- Native name: Giuseppe Cucchiara
- Church: Catholic Church
- Diocese: Diocese of Shiu Chow Diocese of Hong Kong

Orders
- Ordination: 1915

Personal details
- Born: December 19, 1882 Girgenti, Sicily, Kingdom of Italy
- Died: December 18, 1966 (aged 83) British Hong Kong
- Denomination: Catholic
- Occupation: Missionary

= Joseph Cucchiara =

Italian Catholic priest in China (1882 - 1966)

Joseph Cucchiara (Giuseppe Cucchiara; 郭怡雅; 19 December 1882 – 18 December 1966) was a notable Italian Roman Catholic missionary to China.
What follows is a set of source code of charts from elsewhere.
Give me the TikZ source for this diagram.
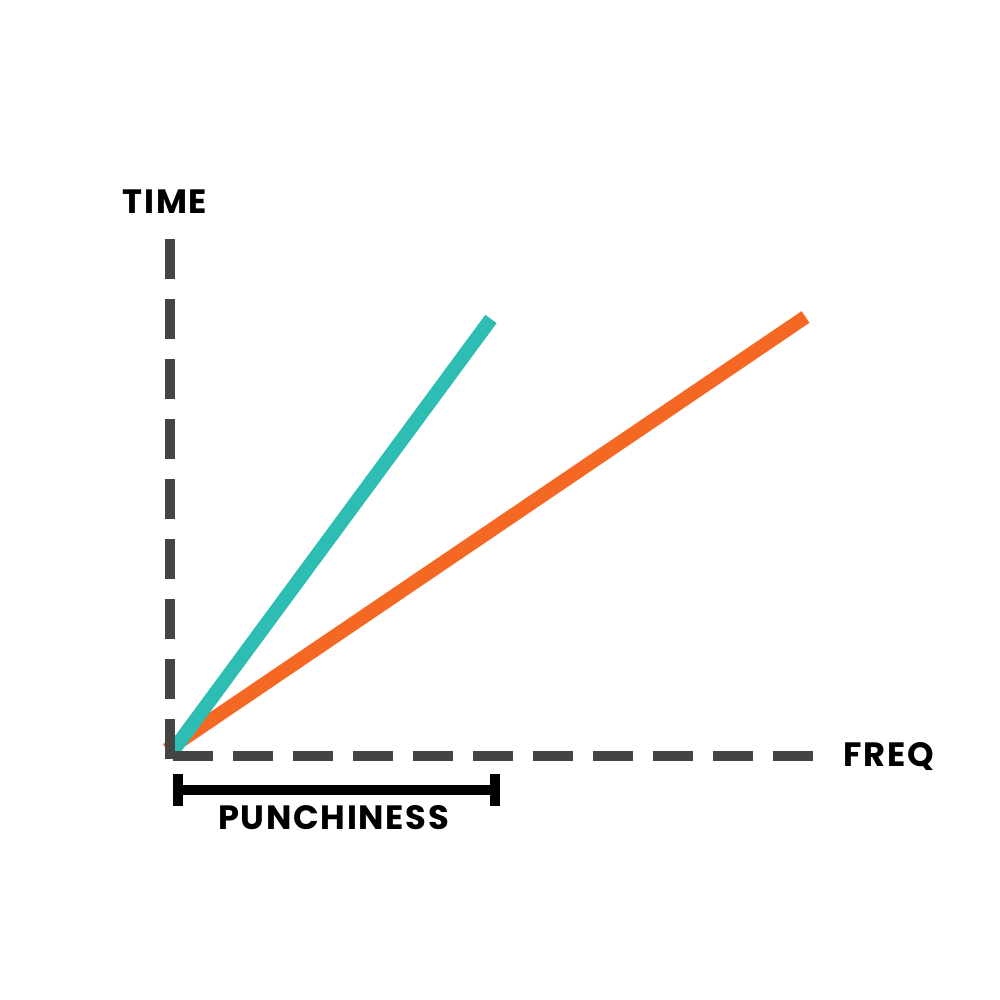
\documentclass[tikz,border=0pt]{standalone}
\usepackage{fontspec}
\setmainfont{Poppins}
\usepackage{xcolor}
\usetikzlibrary{positioning,calc}
\definecolor{axisgray}{RGB}{68,68,68}
\definecolor{tealline}{RGB}{46,189,179}
\definecolor{orangeline}{RGB}{244,104,36}
\tikzset{
  axis/.style={draw=axisgray,line width=2.85pt,dash pattern=on 0.4cm off 0.2cm},
  curve/.style={line width=4pt},
  bracket/.style={draw=black,line width=2.85pt},
  lbl/.style={font=\fontsize{9.6}{11}\selectfont\bfseries\addfontfeature{LetterSpace=5},inner sep=0pt,anchor=center}
}
\begin{document}
\begin{tikzpicture}
			\useasboundingbox (0,0) rectangle (10,10);
			
			\coordinate (O) at (1.70,2.44);
			\coordinate (ytop) at (1.70,7.61);
			\coordinate (ybot) at (1.70,2.39);
			\coordinate (xstart) at (1.73,2.44);
			\coordinate (xend) at (8.13,2.44);
			\coordinate (tealend) at (4.91,6.81);
			\coordinate (orangeend) at (8.055,6.83);
			
			% the two lines
			\draw[curve,orangeline] (1.67,2.50) -- (orangeend);
			\draw[curve,tealline] (1.72,2.48) -- (tealend);
			
			% axes
			\draw[axis] (ytop) -- (ybot);
			\draw[axis] (xstart) -- (xend);
			
			\node[lbl] (time) at (1.65,7.98) {TIME};
			\node[lbl] (freq) at (8.885,2.43) {FREQ};
			
			% punchiness bracket
			\coordinate (pl) at (1.78,2.10);
			\coordinate (pr) at (4.95,2.10);
			\draw[bracket] (pl) -- (pr);
			\draw[bracket] ($(pl)+(0,0.16)$) -- ($(pl)-(0,0.16)$);
			\draw[bracket] ($(pr)+(0,0.16)$) -- ($(pr)-(0,0.16)$);
			\node[lbl] (punch) at (3.335,1.82) {PUNCHINESS};
			
		\end{tikzpicture}
\end{document}
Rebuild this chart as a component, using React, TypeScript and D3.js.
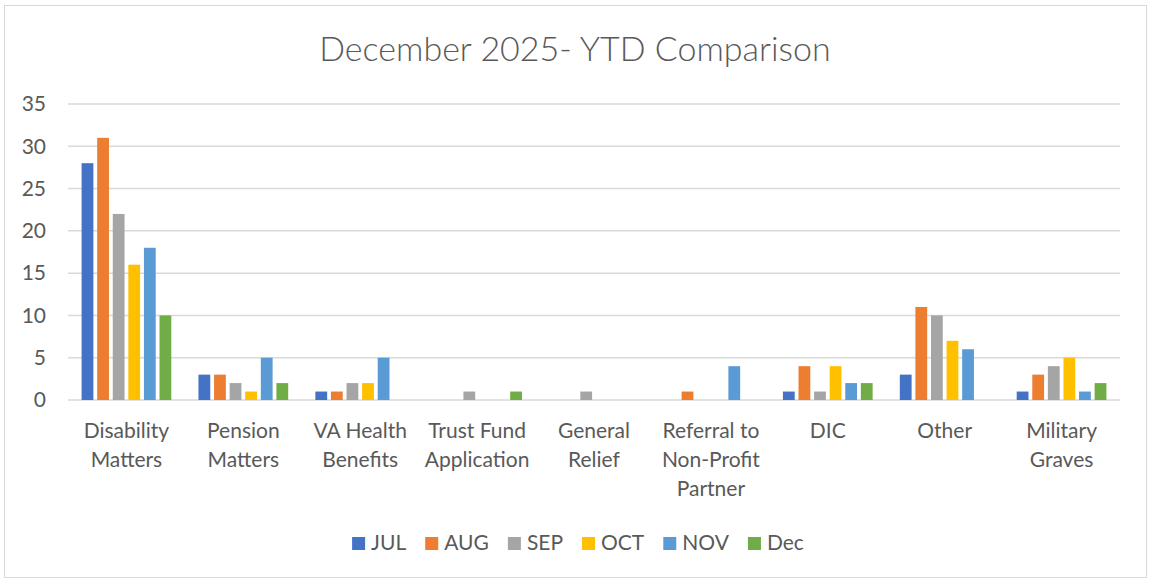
import { useEffect, useRef } from "react";
import * as d3 from "d3";

const categories = [
  ["Disability", "Matters"],
  ["Pension", "Matters"],
  ["VA Health", "Benefits"],
  ["Trust Fund", "Application"],
  ["General", "Relief"],
  ["Referral to", "Non-Profit", "Partner"],
  ["DIC"],
  ["Other"],
  ["Military", "Graves"],
];

const seriesNames = ["JUL", "AUG", "SEP", "OCT", "NOV", "Dec"];
const seriesColors = ["#4472c4", "#ed7d31", "#a5a5a5", "#ffc000", "#5b9bd5", "#70ad47"];

const jul = [28, 3, 1, 0, 0, 0, 1, 3, 1];
const aug = [31, 3, 1, 0, 0, 1, 4, 11, 3];
const sep = [22, 2, 2, 1, 1, 0, 1, 10, 4];
const oct = [16, 1, 2, 0, 0, 0, 4, 7, 5];
const nov = [18, 5, 5, 0, 0, 4, 2, 6, 1];
const dec = [10, 2, 0, 1, 0, 0, 2, 0, 2];

const yTicks = [0, 5, 10, 15, 20, 25, 30, 35];

const W = 1149;
const H = 579;
const FONT = "Lato, 'Open Sans', sans-serif";
const TEXT = "#595959";

export default function App() {
  const svgRef = useRef<SVGSVGElement>(null);

  useEffect(() => {
    if (!svgRef.current) return;
    const svg = d3.select(svgRef.current);
    svg.selectAll("*").remove();

    const series = [jul, aug, sep, oct, nov, dec];
    const left = 68;
    const right = 1120;
    const top = 104;
    const bottom = 400;

    const x = d3.scaleBand<number>().domain(d3.range(categories.length)).range([left, right]);
    const y = d3.scaleLinear().domain([0, 35]).range([bottom, top]);

    // chart frame
    svg
      .append("rect")
      .attr("x", 4.5)
      .attr("y", 5.5)
      .attr("width", 1142)
      .attr("height", 572)
      .attr("fill", "white")
      .attr("stroke", "#d9d9d9")
      .attr("stroke-width", 1);

    // title
    svg
      .append("text")
      .attr("x", 575)
      .attr("y", 61)
      .attr("text-anchor", "middle")
      .attr("fill", TEXT)
      .attr("font-family", FONT)
      .attr("font-weight", 300)
      .attr("font-size", "34px")
      .text("December 2025- YTD Comparison");

    // gridlines + y labels
    const grid = svg.append("g");
    for (const t of yTicks) {
      grid
        .append("line")
        .attr("x1", left)
        .attr("x2", right)
        .attr("y1", y(t))
        .attr("y2", y(t))
        .attr("stroke", "#d9d9d9")
        .attr("stroke-width", 1.5);
      grid
        .append("text")
        .attr("x", 46)
        .attr("y", y(t))
        .attr("dy", "0.35em")
        .attr("text-anchor", "end")
        .attr("fill", TEXT)
        .attr("font-family", FONT)
        .attr("font-size", "21px")
        .text(t);
    }

    // bars
    const band = x.bandwidth();
    const pitch = band / 7.5;
    const inner = d3
      .scaleBand<number>()
      .domain(d3.range(seriesNames.length))
      .range([0, pitch * 6]);
    const bars = svg.append("g");
    series.forEach((vals, si) => {
      vals.forEach((v, ci) => {
        if (v === 0) return;
        bars
          .append("rect")
          .attr("x", (x(ci) ?? 0) + (band - pitch * 6) / 2 + (inner(si) ?? 0) + 1.9)
          .attr("y", y(v))
          .attr("width", inner.bandwidth() - 3.8)
          .attr("height", y(0) - y(v))
          .attr("fill", seriesColors[si]);
      });
    });

    // category labels
    const labels = svg.append("g");
    categories.forEach((lines, ci) => {
      const t = labels
        .append("text")
        .attr("text-anchor", "middle")
        .attr("fill", TEXT)
        .attr("font-family", FONT)
        .attr("font-size", "21px");
      lines.forEach((ln, li) => {
        t.append("tspan")
          .attr("x", (x(ci) ?? 0) + band / 2)
          .attr("y", 438 + li * 29)
          .text(ln);
      });
    });

    // legend
    const legend = svg.append("g");
    const items = seriesNames.map((name, i) => {
      const g = legend.append("g");
      g.append("rect").attr("width", 13).attr("height", 13).attr("y", 537).attr("fill", seriesColors[i]);
      const txt = g
        .append("text")
        .attr("x", 19)
        .attr("y", 550)
        .attr("fill", TEXT)
        .attr("font-family", FONT)
        .attr("font-size", "21px")
        .text(name);
      const w = (txt.node() as SVGTextElement).getComputedTextLength();
      return { g, w: 19 + w };
    });
    const gap = 19;
    const total = d3.sum(items, (d) => d.w) + gap * (items.length - 1);
    let cx = 575 - total / 2 + 3;
    for (const it of items) {
      it.g.attr("transform", `translate(${cx},0)`);
      cx += it.w + gap;
    }
  }, []);

  return (
    <svg
      ref={svgRef}
      width={W}
      height={H}
      style={{ position: "absolute", left: 0, top: 0, display: "block" }}
    />
  );
}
He was born in Girgenti, Sicily, Kingdom of Italy in 1882. He joined Salesians of Don Bosco in 1907. After the outbreak of World War I, he followed the armies and served in hospitals.

== Biography ==
Giuseppe Cucchiara was born in Girgenti, a city on the southern coast of Sicily. He joined the Salesians of Don Bosco in 1907 and was ordained priest in 1915.

He was delegated to the Diocese of Shiu Chow of Kwangtung (modern-day Guangdong) in 1919. He worked hard and founded many churches and schools in the area. Most of these structures were seized after communist invasion. He was then sent to work in Aberdeen Technical School in Hong Kong. At the meantime, he helped the sisters of Sisters Announcers of the Lord from Shiu Chow to Hong Kong. He dedicated much effort to help the sisters open Tak Nga Primary School and Tak Nga Secondary School. In 1931, he published Tre anni di bolscevismo in Cina: la missione salesiana di Shiu-chow durante il periodo 1926–1929, detailing the terror and destruction of Bolshevism in the Vicariate of Shiu Chow. He died in Canossa Hospital on 18 December 1966 and buried in Happy Valley, Hong Kong.

The sisters from Sisters Announcers of the Lord founded a school on Tsing Yi Island and named it Father Cucchiara Memorial School to memorise his contribution.